5. Sizing, POD & Dig Verification
ILI quality is governed by API STD 1163 (In-line Inspection Systems Qualification), supported by ANSI/ASNT ILI-PQ (personnel) and NACE/AMPP SP0102 (running & interpreting ILI). Tool performance is stated as a probability of detection (POD), a probability of identification (POI), and a sizing accuracy at a stated confidence (e.g. depth ±10% wt, 80% certainty). Operators must validate reported calls against field measurements at excavations ("digs"); a unity-plot of ILI-reported vs field-measured depth shows whether the run met its specification and whether features are being under- or over-called. The §192.493 requirement is that ILI be conducted in accordance with API 1163, ILI-PQ and SP0102.
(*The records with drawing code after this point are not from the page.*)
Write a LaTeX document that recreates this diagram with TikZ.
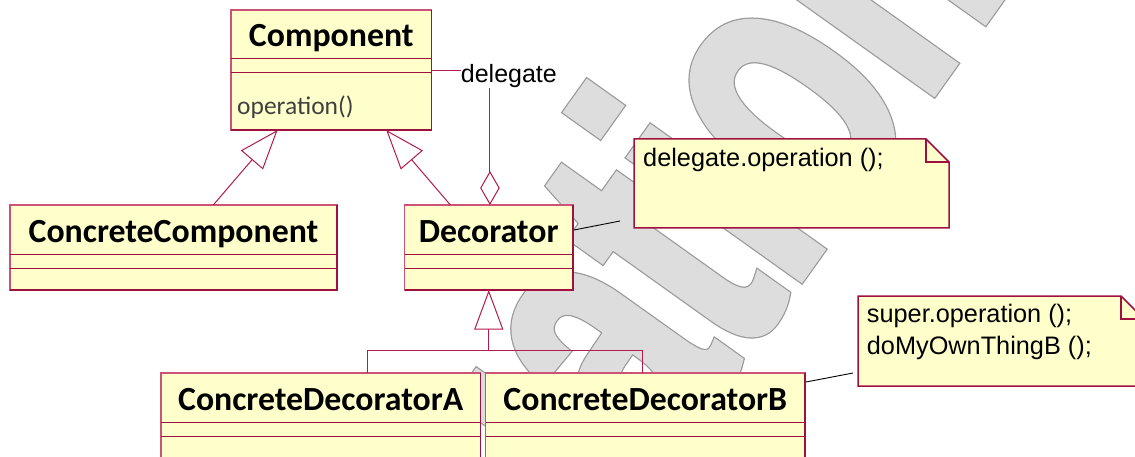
\documentclass[tikz,border=0pt]{standalone}
\usepackage{fontspec}
\setmainfont{Liberation Sans}
\newfontfamily\classfont{Carlito}
\newfontfamily\stampfont{Liberation Sans}[FakeStretch=0.647]
\usetikzlibrary{arrows.meta,calc}

\definecolor{boxfill}{HTML}{FFFFCC}
\definecolor{boxlight}{HTML}{CC5277}
\definecolor{boxdark}{HTML}{A0103F}
\definecolor{linkred}{HTML}{B31B4C}
\definecolor{stampface}{HTML}{DDDDDD}
\definecolor{stampedge}{HTML}{9A9A9A}

\tikzset{
  clsbox/.style={draw=boxlight, line width=1.3pt, fill=boxfill, inner sep=0pt, outer sep=0pt},
  clsshade/.style={draw=boxdark, line width=1.8pt},
  sepline/.style={draw=boxdark, line width=1pt},
  clstitle/.style={inner sep=0pt, font=\classfont\bfseries\fontsize{33.8}{40}\selectfont},
  opstext/.style={inner sep=0pt, text=black!75, font=\classfont\fontsize{25.5}{30}\selectfont},
  notebox/.style={inner sep=0pt, outer sep=0pt},
  noteshape/.style={draw=boxdark, line width=1.5pt, fill=boxfill, line join=miter},
  notetext/.style={inner sep=0pt, font=\fontsize{25.3}{30}\selectfont},
  conn/.style={draw=linkred, line width=1pt},
  gen/.style={conn, -{Triangle[length=39.5pt, width=29pt, fill=white]}},
  aggr/.style={conn, -{Diamond[length=34pt, width=19.5pt, fill=white]}},
  anchorline/.style={draw=black, line width=0.9pt},
  stamp/.style={inner sep=0pt, anchor=base west, rotate=54.5,
    font=\stampfont\bfseries\fontsize{397}{400}\selectfont},
}

% class box: name, top-left corner, width, height, title
\newcommand\umlclass[5]{%
  \node[clsbox, minimum width=#3pt, minimum height=#4pt, anchor=north west] (#1) at (#2) {};
  \draw[sepline] ($(#1.north west)+(0,49)$) -- ($(#1.north east)+(0,49)$);
  \draw[sepline] ($(#1.north west)+(0,63)$) -- ($(#1.north east)+(0,63)$);
  \draw[clsshade] (#1.north east) -- (#1.south east) -- (#1.south west);
  \node[clstitle, anchor=base] (#1-title) at ($(#1.north)+(0,37)$) {#5};
}

% note with folded corner: name, top-left corner, width, height
\newcommand\umlnote[4]{%
  \node[notebox, minimum width=#3pt, minimum height=#4pt, anchor=north west] (#1) at (#2) {};
  \filldraw[noteshape] (#1.north west) -- ($(#1.north east)+(-23,0)$) -- ($(#1.north east)+(0,23)$)
    -- (#1.south east) -- (#1.south west) -- cycle;
  \draw[noteshape, fill=none, line width=1.2pt] ($(#1.north east)+(-23,0)$) |- ($(#1.north east)+(0,23)$);
}

\begin{document}
\begin{tikzpicture}[x=1pt,y=-1pt]
\useasboundingbox (0,0) rectangle (1135,457);
\clip (0,0) rectangle (1135,457);

% background stamp: outline pass, then face pass
\node[stamp, text=stampedge] (stamp-edge) at (260.2,1037.3)
  {\special{pdf:code 2 Tr 9 w 0 j 4 M}Evaluation\special{pdf:code 0 Tr}};
\node[stamp, text=stampface] (stamp-face) at (260.2,1037.3)
  {\special{pdf:code 2 Tr 6.5 w 0 j 4 M}Evaluation\special{pdf:code 0 Tr}};

% classes
\umlclass{comp}{231,10}{200.5}{120}{Component}
\node[opstext, anchor=base west] (comp-op) at ($(comp.north west)+(6,105)$) {operation()};
\umlclass{ccomp}{10,205}{327}{85}{ConcreteComponent}
\umlclass{dec}{404.5,205}{168.5}{85}{Decorator}
\umlclass{cdA}{161,373}{319.5}{120}{ConcreteDecoratorA}
\umlclass{cdB}{485.7,373}{319.3}{120}{ConcreteDecoratorB}

% notes
\umlnote{n1}{634,139}{315}{89}
\node[notetext, anchor=base west] (n1-text) at ($(n1.north west)+(9,28)$) {delegate.operation ();};
\umlnote{n2}{858,296}{286}{90}
\node[notetext, anchor=base west] (n2-line1) at ($(n2.north west)+(8.7,26.7)$) {super.operation ();};
\node[notetext, anchor=base west] (n2-line2) at ($(n2.north west)+(8.7,58)$) {doMyOwnThingB ();};

% generalizations to Component
\draw[gen] ($(ccomp.north west)!0.6216!(ccomp.north east)$) -- ($(comp.south west)!0.2325!(comp.south east)$);
\draw[gen] ($(dec.north west)!0.2724!(dec.north east)$) -- ($(comp.south west)!0.774!(comp.south east)$);

% delegate aggregation
\draw[aggr] ($(comp.north east)+(0,61)$) -| ($(dec.north west)!0.507!(dec.north east)$);
\node[inner sep=0pt, fill=white, anchor=base west, font=\fontsize{25}{30}\selectfont] (dlg) at (460.7,82.7) {delegate};

% generalizations to Decorator
\coordinate (jn) at ($(dec.south)+(0,60.7)$);
\draw[gen] ($(cdA.north west)!0.6466!(cdA.north east)$) |- (jn) -- (dec.south);
\draw[conn] ($(cdB.north west)!0.4895!(cdB.north east)$) |- (jn);

% note attachments
\draw[anchorline] ($(dec.north east)+(1,25)$) -- ($(n1.south west)+(-14,-7)$);
\draw[anchorline] ($(cdB.north east)+(1,9)$) -- ($(n2.south west)+(-5,-13)$);
\end{tikzpicture}
\end{document}
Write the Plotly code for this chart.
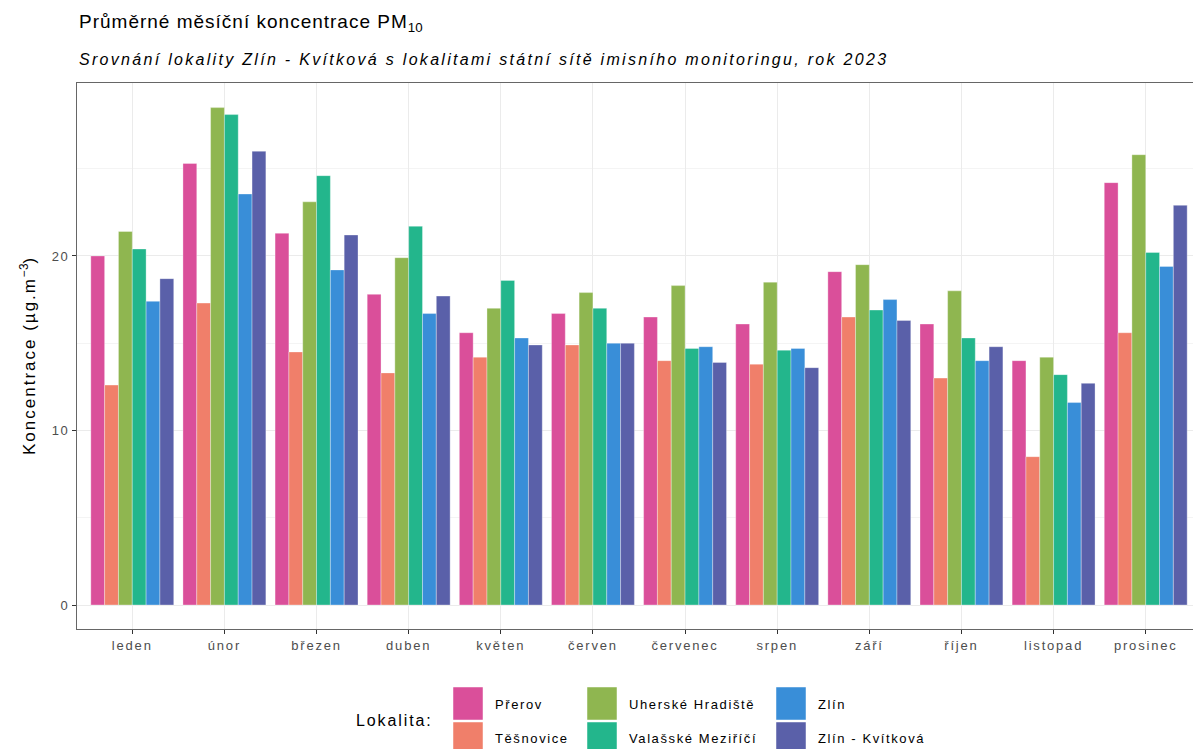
import plotly.graph_objects as go

# Monthly mean PM10 concentrations, 2023 (µg/m3)
months = ["leden", "únor", "březen", "duben", "květen", "červen",
          "červenec", "srpen", "září", "říjen", "listopad", "prosinec"]

stations = ["Přerov", "Těšnovice", "Uherské Hradiště",
            "Valašské Meziříčí", "Zlín", "Zlín - Kvítková"]

prerov = [20.0, 25.3, 21.3, 17.8, 15.6, 16.7, 16.5, 16.1, 19.1, 16.1, 14.0, 24.2]
tesnovice = [12.6, 17.3, 14.5, 13.3, 14.2, 14.9, 14.0, 13.8, 16.5, 13.0, 8.5, 15.6]
uherske_hradiste = [21.4, 28.5, 23.1, 19.9, 17.0, 17.9, 18.3, 18.5, 19.5, 18.0, 14.2, 25.8]
valasske_mezirici = [20.4, 28.1, 24.6, 21.7, 18.6, 17.0, 14.7, 14.6, 16.9, 15.3, 13.2, 20.2]
zlin = [17.4, 23.55, 19.2, 16.7, 15.3, 15.0, 14.8, 14.7, 17.5, 14.0, 11.6, 19.4]
zlin_kvitkova = [18.7, 26.0, 21.2, 17.7, 14.9, 15.0, 13.9, 13.6, 16.3, 14.8, 12.7, 22.9]

series = [prerov, tesnovice, uherske_hradiste, valasske_mezirici, zlin, zlin_kvitkova]
colors = ["#DA4F9A", "#F07F6A", "#8FB650", "#23B68C", "#398ED8", "#5A60A9"]

y_ticks = [0, 10, 20]

W, H = 1193, 749
L, T, B = 77, 83, 629          # panel edges in pixels
R = W                          # panel runs to the right edge
FONT = "Liberation Sans, Arial, sans-serif"


def px_x(px):
    return (px - L) / (R - L)


def px_y(py):
    return (B - py) / (B - T)


def spaced(s, ls):
    return f'<span style="letter-spacing:{ls}px">{s}</span>'


fig = go.Figure()
for name, vals, col in zip(stations, series, colors):
    fig.add_trace(go.Bar(
        x=months, y=vals, name=name,
        marker=dict(color=col, line=dict(color="rgba(255,255,255,0.55)", width=0.6)),
        showlegend=False,
    ))

fig.update_layout(
    width=W, height=H,
    margin=dict(l=L, r=W - R, t=T, b=H - B),
    paper_bgcolor="white", plot_bgcolor="white",
    barmode="group", bargap=0.1, bargroupgap=0,
    font=dict(family=FONT, color="#4D4D4D"),
)

fig.update_xaxes(
    range=[-0.6, 11.6 - 8 / 92.2],
    tickvals=months, ticktext=[spaced(m, 1.8) for m in months],
    showgrid=True, gridcolor="#EBEBEB", gridwidth=1.1,
    showline=True, linecolor="#666666", linewidth=1.3, mirror=True,
    ticks="outside", ticklen=4, tickcolor="#333333", tickwidth=1.1,
    tickfont=dict(size=13, color="#4D4D4D", family=FONT),
)
fig.update_yaxes(
    range=[-1.375, 29.91],
    tickvals=y_ticks, ticktext=[spaced(str(v), 1.5) for v in y_ticks],
    showgrid=True, gridcolor="#EBEBEB", gridwidth=1.1,
    minor=dict(tickvals=[5, 15, 25], showgrid=True, gridcolor="#F4F4F4", gridwidth=0.6),
    zeroline=False,
    showline=True, linecolor="#666666", linewidth=1.3, mirror=False,
    ticks="outside", ticklen=4, tickcolor="#333333", tickwidth=1.1,
    tickfont=dict(size=13, color="#4D4D4D", family=FONT),
)

annotations = [
    dict(text=spaced("Průměrné měsíční koncentrace PM", 1.0) + "<sub>10</sub>",
         x=px_x(77), y=px_y(23), xanchor="left", yanchor="middle",
         font=dict(size=19, color="black", family=FONT)),
    dict(text="<i>" + spaced("Srovnání lokality Zlín - Kvítková s lokalitami státní sítě imisního monitoringu, rok 2023", 2.3) + "</i>",
         x=px_x(77), y=px_y(60), xanchor="left", yanchor="middle",
         font=dict(size=16, color="black", family=FONT)),
    dict(text=spaced("Koncentrace (µg.m", 2.0) + "<sup>−3</sup>" + spaced(")", 2.0), textangle=-90,
         x=px_x(28), y=px_y(356), xanchor="center", yanchor="middle",
         font=dict(size=17, color="black", family=FONT)),
    dict(text=spaced("Lokalita:", 1.9),
         x=px_x(354), y=px_y(720), xanchor="left", yanchor="middle",
         font=dict(size=16, color="black", family=FONT)),
]

shapes = []
# legend keys laid out in columns of two
key_cols = [453, 587, 776]
text_cols = [493, 627, 816]
key_rows = [(687, 720), (722, 755)]
text_rows = [704, 738]
for i, (name, col) in enumerate(zip(stations, colors)):
    c, r = divmod(i, 2)
    x0 = key_cols[c]
    y0, y1 = key_rows[r]
    shapes.append(dict(type="rect", xref="paper", yref="paper",
                       x0=px_x(x0), x1=px_x(x0 + 30), y0=px_y(y1), y1=px_y(y0),
                       fillcolor=col, line=dict(color="rgba(255,255,255,0.6)", width=0.8)))
    annotations.append(dict(text=spaced(name, 1.6), x=px_x(text_cols[c]), y=px_y(text_rows[r]),
                            xanchor="left", yanchor="middle",
                            font=dict(size=13, color="black", family=FONT)))

for a in annotations:
    a.update(xref="paper", yref="paper", showarrow=False)

fig.update_layout(annotations=annotations, shapes=shapes)

fig.write_html("out.html")
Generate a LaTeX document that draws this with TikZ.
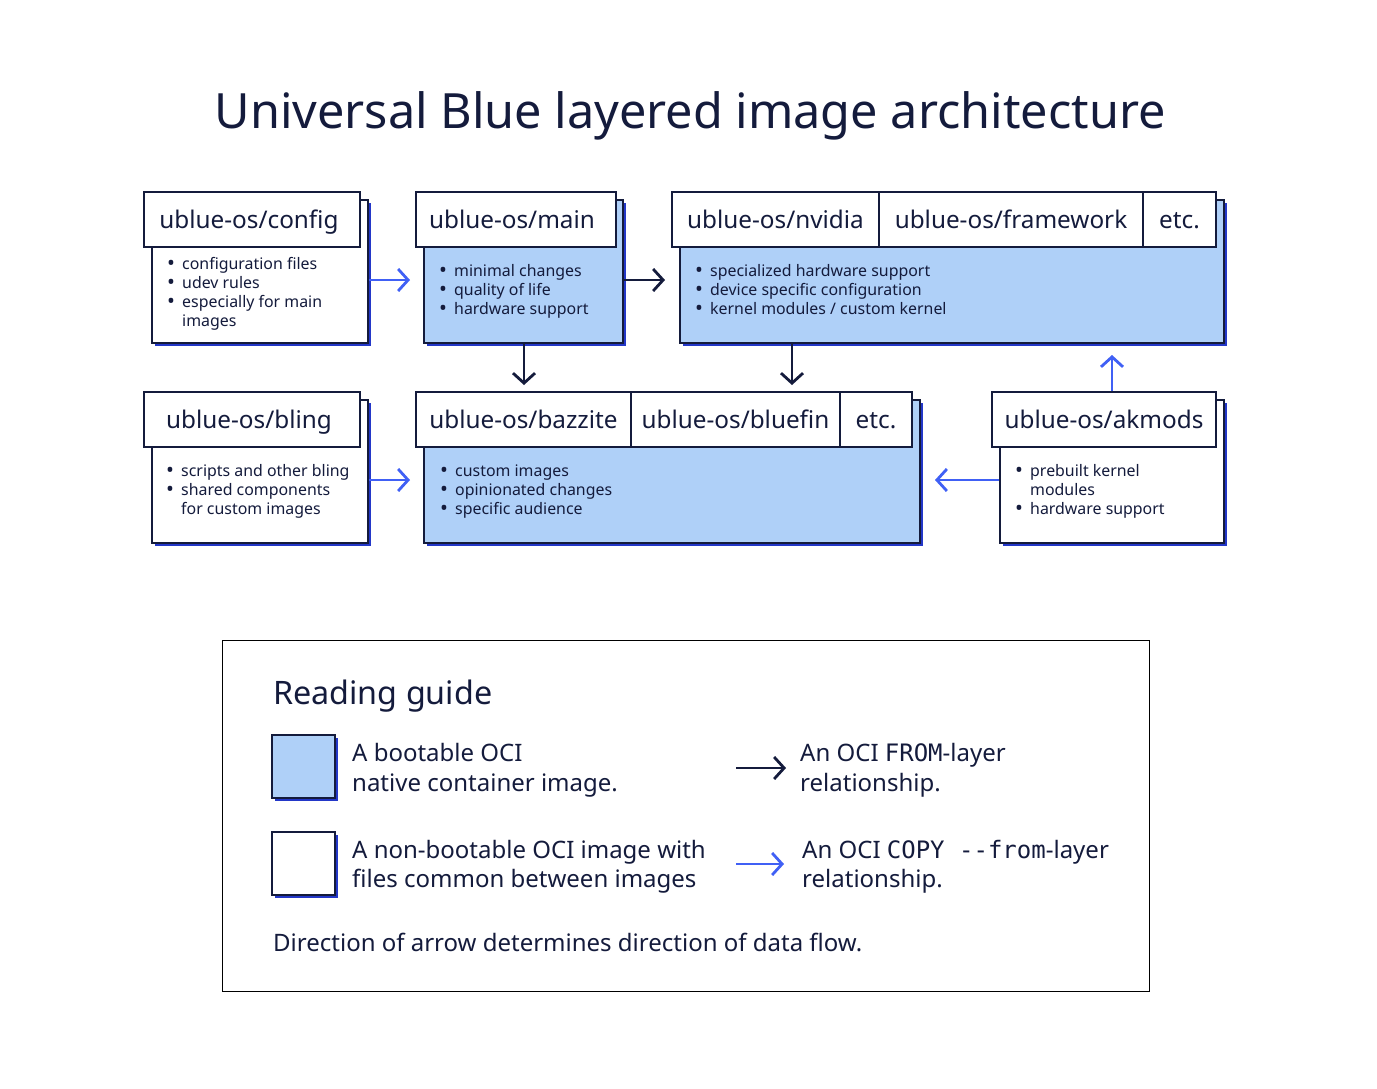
\documentclass[tikz,border=0pt]{standalone}
\usepackage{fontspec}
\setmainfont{Noto Sans}
\newfontfamily\monof{DejaVu Sans Mono}
\usetikzlibrary{arrows.meta,shadows,calc}
\definecolor{navy}{RGB}{20,27,60}
\definecolor{lblue}{RGB}{175,208,248}
\definecolor{sblue}{RGB}{35,55,200}
\definecolor{ablue}{RGB}{64,96,245}
\pgfdeclarelayer{bg}
\pgfsetlayers{bg,main}
\newcommand\hfont{\fontsize{24.3}{28}\selectfont}
\newcommand\bfont{\fontsize{15.9}{19}\selectfont}
\newcommand\gfont{\fontsize{24.0}{29.5}\selectfont}
\newcommand\bul{\makebox[16pt][l]{\hspace{1pt}\raisebox{-1.6pt}{\fontsize{21}{19}\selectfont\textbullet}}}
\newcommand\blist[1]{\begin{tabular}[t]{@{}l@{}l@{}}#1\end{tabular}}
\newcommand\mlines[1]{\begin{tabular}[t]{@{}l@{}}#1\end{tabular}}
\newcommand\hdrshadow[2]{\begin{pgfonlayer}{bg}\fill[sblue] ($(#1.south west)+(2.5pt,-2.5pt)$) rectangle ($(#2.north east)+(2.5pt,-2.5pt)$);\end{pgfonlayer}}
\tikzset{
  shad/.style={general shadow={fill=sblue, shadow xshift=2.5pt, shadow yshift=-2.5pt}},
  hdr/.style={draw=navy, line width=1.3pt, fill=white, inner sep=0pt, font=\hfont, text=navy, text height=20pt, text depth=1.6pt},
  bodyw/.style={draw=navy, line width=1.3pt, fill=white, shad, inner sep=0pt},
  bodyb/.style={draw=navy, line width=1.3pt, fill=lblue, shad, inner sep=0pt},
  items/.style={anchor=base west, inner sep=0pt, font=\bfont, text=navy},
  from/.style={draw=navy, line width=2.8pt, -{Straight Barb[length=10pt,width=22pt,line width=2.8pt]}},
  copy/.style={draw=ablue, line width=2.8pt, -{Straight Barb[length=10pt,width=22pt,line width=2.8pt]}},
  gtext/.style={anchor=base west, inner sep=0pt, font=\gfont, text=navy},
}
\begin{document}
\begin{tikzpicture}[x=1pt,y=-1pt]
\useasboundingbox[fill=white] (0,0) rectangle (1377,1088);
\node[anchor=base, inner sep=0pt, font=\fontsize{48.6}{56}\selectfont, text=navy] (title) at (690,128) {Universal Blue layered image architecture};

% config
\node[bodyw, minimum width=216pt, minimum height=143pt] (configb) at (260,271.5) {};
\node[hdr, minimum width=216pt, minimum height=55pt] (configh) at (252,219.5) {ublue-os/config\kern6pt};
\hdrshadow{configh}{configh}
\node[items] (configl) at (166,269) {\blist{\bul & configuration files\\ \bul & udev rules\\ \bul & especially for main\\ & images}};

% main
\node[bodyb, minimum width=199pt, minimum height=143pt] (mainb) at (523.5,271.5) {};
\node[hdr, minimum width=200pt, minimum height=55pt] (mainh) at (516,219.5) {ublue-os/main\kern8pt};
\hdrshadow{mainh}{mainh}
\node[items] (mainl) at (438,276) {\blist{\bul & minimal changes\\ \bul & quality of life\\ \bul & hardware support}};

% nvidia
\node[bodyb, minimum width=544pt, minimum height=143pt] (nvb) at (952,271.5) {};
\node[hdr, minimum width=207pt, minimum height=55pt] (nvh1) at (775.5,219.5) {ublue-os/nvidia};
\node[hdr, minimum width=264pt, minimum height=55pt] (nvh2) at (1011,219.5) {ublue-os/framework};
\node[hdr, minimum width=73pt, minimum height=55pt] (nvh3) at (1179.5,219.5) {etc.};
\hdrshadow{nvh1}{nvh3}
\node[items] (nvl) at (694,276) {\blist{\bul & specialized hardware support\\ \bul & device specific configuration\\ \bul & kernel modules / custom kernel}};

% bling
\node[bodyw, minimum width=216pt, minimum height=143pt] (blingb) at (260,471.5) {};
\node[hdr, minimum width=216pt, minimum height=55pt] (blingh) at (252,419.5) {ublue-os/bling\kern6pt};
\hdrshadow{blingh}{blingh}
\node[items] (blingl) at (165,476) {\blist{\bul & scripts and other bling\\ \bul & shared components\\ & for custom images}};

% bazzite
\node[bodyb, minimum width=496pt, minimum height=143pt] (bazb) at (672,471.5) {};
\node[hdr, minimum width=215pt, minimum height=55pt] (bazh1) at (523.5,419.5) {ublue-os/bazzite};
\node[hdr, minimum width=209pt, minimum height=55pt] (bazh2) at (735.5,419.5) {ublue-os/bluefin};
\node[hdr, minimum width=72pt, minimum height=55pt] (bazh3) at (876,419.5) {etc.};
\hdrshadow{bazh1}{bazh3}
\node[items] (bazl) at (439,476) {\blist{\bul & custom images\\ \bul & opinionated changes\\ \bul & specific audience}};

% akmods
\node[bodyw, minimum width=224pt, minimum height=143pt] (akb) at (1112,471.5) {};
\node[hdr, minimum width=224pt, minimum height=55pt] (akh) at (1104,419.5) {ublue-os/akmods};
\hdrshadow{akh}{akh}
\node[items] (akl) at (1014,476) {\blist{\bul & prebuilt kernel\\ & modules\\ \bul & hardware support}};

% connectors
\coordinate (c1) at (410,280);
\draw[copy] (configb.east |- c1) -- (c1);
\coordinate (c2) at (665,280);
\draw[from] (mainb.east |- c2) -- (c2);
\coordinate (c3) at (524,385);
\draw[from] (mainb.south -| c3) -- (c3);
\coordinate (c4) at (792,385);
\draw[from] (nvb.south -| c4) -- (c4);
\coordinate (c5) at (410,480);
\draw[copy] (blingb.east |- c5) -- (c5);
\coordinate (c6) at (935,480);
\draw[copy] (akb.west |- c6) -- (c6);
\coordinate (c7) at (1112,355);
\draw[copy] (akh.north -| c7) -- (c7);

% legend
\node[draw=black, line width=1pt, minimum width=927pt, minimum height=351pt, inner sep=0pt] (legend) at (685.5,815.5) {};
\node[anchor=base west, inner sep=0pt, font=\fontsize{32.3}{36}\selectfont, text=navy] (rg) at (273,704) {Reading guide};
\node[draw=navy, line width=1.3pt, fill=lblue, shad, minimum width=63pt, minimum height=63pt, inner sep=0pt] (sq1) at (303.5,766.5) {};
\node[draw=navy, line width=1.3pt, fill=white, shad, minimum width=63pt, minimum height=63pt, inner sep=0pt] (sq2) at (303.5,863.5) {};
\node[gtext] (t1) at (352,761.5) {\mlines{A bootable OCI\\ native container image.}};
\node[gtext] (t2) at (352,858) {\mlines{A non-bootable OCI image with\\ files common between images}};
\coordinate (a1s) at (736,768);
\coordinate (a1e) at (786,768);
\draw[from, line width=2.5pt] (a1s) -- (a1e);
\coordinate (a2s) at (736,864);
\coordinate (a2e) at (784,864);
\draw[copy, line width=2.5pt] (a2s) -- (a2e);
\node[gtext] (t3) at (800,761.5) {\mlines{An OCI {\monof FROM}-layer\\ relationship.}};
\node[gtext] (t4) at (802,858) {\mlines{An OCI {\monof COPY\ -{}-from}-layer\\ relationship.}};
\node[gtext] (t5) at (273,951) {Direction of arrow determines direction of data flow.};
\end{tikzpicture}
\end{document}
6. Assessment Intervals & Response
For HCA segments, §192.937 is the "continual process of evaluation and assessment" framework that invokes the periodic re-assessment requirement, and §192.939 sets the actual reassessment interval — generally not to exceed 7 years for covered (HCA) segments. Found anomalies are dispositioned against the §192.933 repair criteria — immediate, one-year, or monitored conditions — using a remaining-strength calculation (Modified B31G / RSTRENG for metal loss, an ECA for cracks) to set the response. The 2019 Mega Rule extended periodic assessment beyond HCAs to certain MCAs and Class 3/4 segments under §192.710, which requires those non-HCA transmission segments to be assessed at least once every 10 years (not to exceed 126 months), expanding the mileage that must be inspected on a schedule.
Crack and crack-like defects. §192.712 governs the analysis of predicted failure pressure and critical strain level for onshore steel transmission pipelines. When an operator analyzes a crack or crack-like defect, it must determine the predicted failure pressure and the remaining life at the defect, and then re-evaluate that crack defect before 50% of its remaining life has expired (re-running the analysis each cycle against the most recent remaining-life estimate). The companion crack-management plan calculator is a plan/checklist aid for organizing this obligation — it does not itself run the fracture-mechanics / Paris-law crack-growth computation that the §192.712 remaining-life analysis requires.
7. References
- 49 CFR Part 192, Subpart O §192.901–945 (esp. §192.911, §192.917, §192.933, §192.937 framework, §192.939 HCA 7-yr reassessment interval) and §192.493 (ILI); current eCFR, 2026.
- 49 CFR §192.710 — Transmission lines: assessments outside of high consequence areas (non-HCA / MCA periodic assessment, max 10 years / 126 months).
- 49 CFR §192.712 — Analysis of predicted failure pressure and critical strain level (crack/crack-like defects; re-evaluate before 50% of remaining life expires).
- ASME B31.8S — Managing System Integrity of Gas Pipelines (nine threats, risk models, assessment intervals).
- API STD 1163 — In-line Inspection Systems Qualification.
- ANSI/ASNT ILI-PQ — In-line Inspection Personnel Qualification.
- NACE/AMPP SP0102 — In-Line Inspection of Pipelines.
- ASME B31G / RSTRENG — remaining strength of corroded pipe.